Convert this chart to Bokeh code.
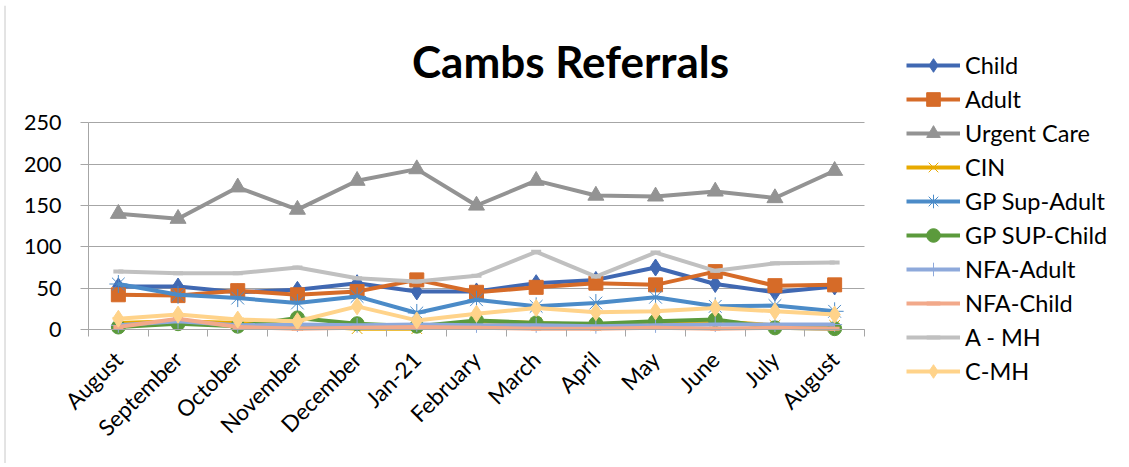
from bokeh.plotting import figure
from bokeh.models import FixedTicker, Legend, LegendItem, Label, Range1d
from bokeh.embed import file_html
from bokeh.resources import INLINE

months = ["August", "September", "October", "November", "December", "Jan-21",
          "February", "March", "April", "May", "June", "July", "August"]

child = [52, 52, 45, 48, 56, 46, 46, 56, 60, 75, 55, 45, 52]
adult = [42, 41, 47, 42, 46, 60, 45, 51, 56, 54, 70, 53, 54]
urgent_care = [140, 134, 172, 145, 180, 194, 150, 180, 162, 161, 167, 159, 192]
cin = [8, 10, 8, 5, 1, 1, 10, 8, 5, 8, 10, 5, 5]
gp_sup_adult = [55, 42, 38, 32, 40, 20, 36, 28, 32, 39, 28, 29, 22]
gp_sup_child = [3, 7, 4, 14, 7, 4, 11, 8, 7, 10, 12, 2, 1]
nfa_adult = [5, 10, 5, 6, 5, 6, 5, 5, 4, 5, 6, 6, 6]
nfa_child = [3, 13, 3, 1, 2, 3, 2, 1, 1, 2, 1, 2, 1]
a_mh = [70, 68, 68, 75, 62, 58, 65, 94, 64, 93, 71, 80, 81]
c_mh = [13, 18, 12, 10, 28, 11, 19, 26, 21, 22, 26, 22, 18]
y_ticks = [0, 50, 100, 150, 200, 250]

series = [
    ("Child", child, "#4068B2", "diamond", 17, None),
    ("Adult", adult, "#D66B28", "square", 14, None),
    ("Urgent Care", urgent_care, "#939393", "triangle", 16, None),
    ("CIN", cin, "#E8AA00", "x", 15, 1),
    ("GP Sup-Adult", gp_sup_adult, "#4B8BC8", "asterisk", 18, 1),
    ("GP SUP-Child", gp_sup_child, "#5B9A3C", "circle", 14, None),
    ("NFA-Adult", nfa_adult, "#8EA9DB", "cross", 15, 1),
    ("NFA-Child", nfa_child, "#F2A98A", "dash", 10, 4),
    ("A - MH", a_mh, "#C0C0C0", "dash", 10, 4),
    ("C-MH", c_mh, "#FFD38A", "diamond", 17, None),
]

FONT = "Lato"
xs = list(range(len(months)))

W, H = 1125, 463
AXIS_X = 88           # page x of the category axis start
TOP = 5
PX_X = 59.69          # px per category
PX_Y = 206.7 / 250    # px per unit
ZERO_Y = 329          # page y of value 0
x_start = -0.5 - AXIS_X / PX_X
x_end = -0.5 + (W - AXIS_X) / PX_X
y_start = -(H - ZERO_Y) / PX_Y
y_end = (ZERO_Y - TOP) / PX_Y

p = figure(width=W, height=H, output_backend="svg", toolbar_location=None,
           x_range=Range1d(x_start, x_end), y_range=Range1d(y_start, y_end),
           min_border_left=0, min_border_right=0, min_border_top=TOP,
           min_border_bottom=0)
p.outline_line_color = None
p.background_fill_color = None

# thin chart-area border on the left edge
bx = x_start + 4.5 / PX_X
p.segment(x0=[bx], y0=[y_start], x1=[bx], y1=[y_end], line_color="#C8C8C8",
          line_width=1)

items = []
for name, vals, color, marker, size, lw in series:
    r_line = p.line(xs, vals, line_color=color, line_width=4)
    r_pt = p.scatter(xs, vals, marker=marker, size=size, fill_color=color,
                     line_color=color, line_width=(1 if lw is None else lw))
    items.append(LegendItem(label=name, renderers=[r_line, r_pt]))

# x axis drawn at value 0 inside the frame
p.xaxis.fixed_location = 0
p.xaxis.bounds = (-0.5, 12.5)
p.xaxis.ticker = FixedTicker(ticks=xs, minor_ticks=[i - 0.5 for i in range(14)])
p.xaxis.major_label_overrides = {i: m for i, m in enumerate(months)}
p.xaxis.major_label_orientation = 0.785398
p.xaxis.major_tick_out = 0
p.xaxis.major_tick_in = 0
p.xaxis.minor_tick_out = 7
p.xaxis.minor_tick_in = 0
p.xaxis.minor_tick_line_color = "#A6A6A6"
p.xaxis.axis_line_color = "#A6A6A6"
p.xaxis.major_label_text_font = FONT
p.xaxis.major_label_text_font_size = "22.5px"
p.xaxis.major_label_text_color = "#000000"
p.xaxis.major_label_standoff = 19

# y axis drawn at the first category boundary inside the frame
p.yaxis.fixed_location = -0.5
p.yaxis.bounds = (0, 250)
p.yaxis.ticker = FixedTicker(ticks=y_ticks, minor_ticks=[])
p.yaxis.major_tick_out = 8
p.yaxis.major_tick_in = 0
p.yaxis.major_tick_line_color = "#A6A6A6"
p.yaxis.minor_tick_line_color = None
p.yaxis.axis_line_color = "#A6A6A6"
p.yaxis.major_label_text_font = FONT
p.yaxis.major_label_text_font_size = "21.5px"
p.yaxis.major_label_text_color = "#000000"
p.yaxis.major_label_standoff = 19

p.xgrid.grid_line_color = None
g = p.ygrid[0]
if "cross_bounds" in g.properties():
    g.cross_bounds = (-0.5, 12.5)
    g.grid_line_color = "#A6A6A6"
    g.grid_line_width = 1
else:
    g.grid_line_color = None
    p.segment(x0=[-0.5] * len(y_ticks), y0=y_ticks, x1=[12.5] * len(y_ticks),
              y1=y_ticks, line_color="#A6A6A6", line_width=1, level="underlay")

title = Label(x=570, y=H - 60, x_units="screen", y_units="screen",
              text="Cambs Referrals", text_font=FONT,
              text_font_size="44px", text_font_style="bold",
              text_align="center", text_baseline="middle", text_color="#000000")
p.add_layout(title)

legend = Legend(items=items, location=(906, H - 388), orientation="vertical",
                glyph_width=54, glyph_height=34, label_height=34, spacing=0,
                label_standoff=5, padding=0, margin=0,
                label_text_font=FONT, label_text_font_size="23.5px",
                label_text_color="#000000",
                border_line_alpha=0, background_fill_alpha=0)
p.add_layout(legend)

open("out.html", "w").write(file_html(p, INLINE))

---

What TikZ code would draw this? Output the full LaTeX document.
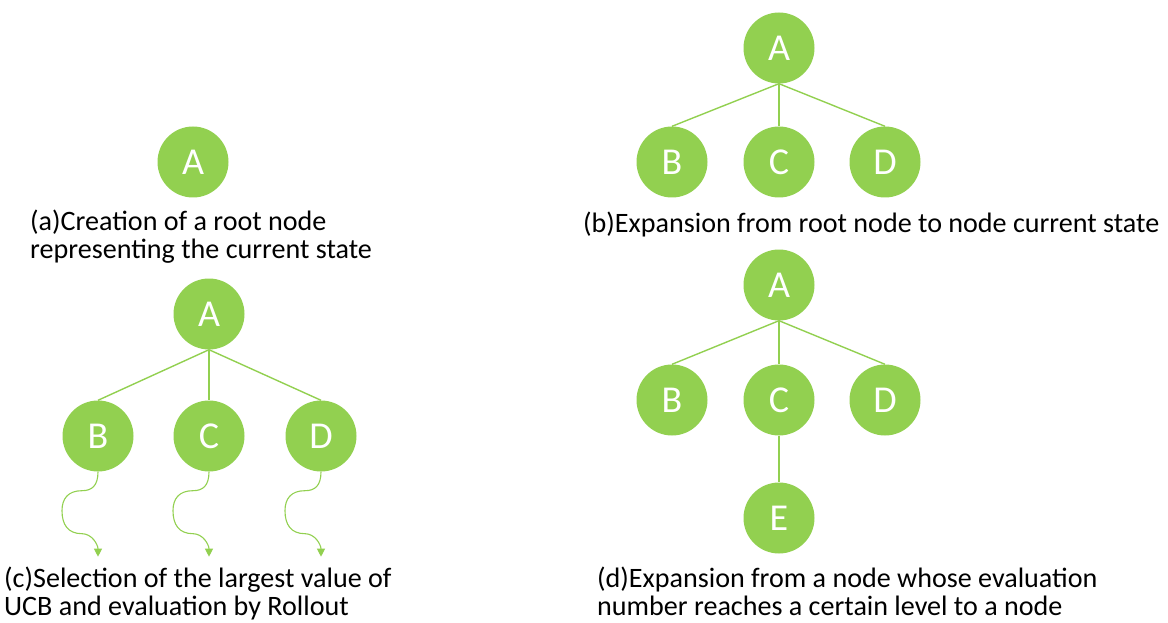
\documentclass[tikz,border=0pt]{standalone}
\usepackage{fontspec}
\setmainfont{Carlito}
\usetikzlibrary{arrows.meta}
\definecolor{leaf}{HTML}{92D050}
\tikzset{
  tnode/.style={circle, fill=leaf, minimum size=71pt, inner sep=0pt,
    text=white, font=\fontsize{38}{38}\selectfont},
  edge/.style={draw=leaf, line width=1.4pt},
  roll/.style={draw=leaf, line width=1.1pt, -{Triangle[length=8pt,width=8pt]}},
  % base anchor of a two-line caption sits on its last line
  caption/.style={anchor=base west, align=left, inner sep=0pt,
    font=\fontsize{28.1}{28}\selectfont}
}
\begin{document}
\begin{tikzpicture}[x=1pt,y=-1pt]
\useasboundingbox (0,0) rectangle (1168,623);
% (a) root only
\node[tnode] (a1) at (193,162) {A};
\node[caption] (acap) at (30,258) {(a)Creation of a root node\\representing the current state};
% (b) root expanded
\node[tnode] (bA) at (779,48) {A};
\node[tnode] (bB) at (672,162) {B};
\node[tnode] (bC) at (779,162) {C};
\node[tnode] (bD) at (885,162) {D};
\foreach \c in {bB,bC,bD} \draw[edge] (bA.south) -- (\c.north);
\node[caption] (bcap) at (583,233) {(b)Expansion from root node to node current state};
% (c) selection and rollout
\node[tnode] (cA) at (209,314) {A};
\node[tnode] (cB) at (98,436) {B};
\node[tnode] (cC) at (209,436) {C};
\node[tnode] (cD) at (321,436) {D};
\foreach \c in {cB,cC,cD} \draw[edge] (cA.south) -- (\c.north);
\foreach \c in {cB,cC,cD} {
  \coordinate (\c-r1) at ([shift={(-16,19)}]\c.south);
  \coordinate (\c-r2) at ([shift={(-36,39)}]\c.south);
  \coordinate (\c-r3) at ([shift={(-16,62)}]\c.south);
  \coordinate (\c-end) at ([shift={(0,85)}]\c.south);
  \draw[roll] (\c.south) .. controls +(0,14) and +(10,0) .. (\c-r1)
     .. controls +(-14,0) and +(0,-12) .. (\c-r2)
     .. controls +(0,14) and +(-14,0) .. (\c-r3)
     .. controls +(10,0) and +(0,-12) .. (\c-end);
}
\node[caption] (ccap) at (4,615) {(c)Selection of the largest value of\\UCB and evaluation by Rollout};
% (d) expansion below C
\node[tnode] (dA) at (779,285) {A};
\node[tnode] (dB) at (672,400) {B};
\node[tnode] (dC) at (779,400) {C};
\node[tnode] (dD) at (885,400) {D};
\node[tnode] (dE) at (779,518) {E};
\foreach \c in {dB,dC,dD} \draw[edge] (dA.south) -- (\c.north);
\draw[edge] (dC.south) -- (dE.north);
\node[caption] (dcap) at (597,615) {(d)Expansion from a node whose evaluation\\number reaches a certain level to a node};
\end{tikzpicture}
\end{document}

Brief:
Copy all the lines above that hold the string "chart".

Response to this task:
Convert this chart to Bokeh code.
# thin chart-area border on the left edge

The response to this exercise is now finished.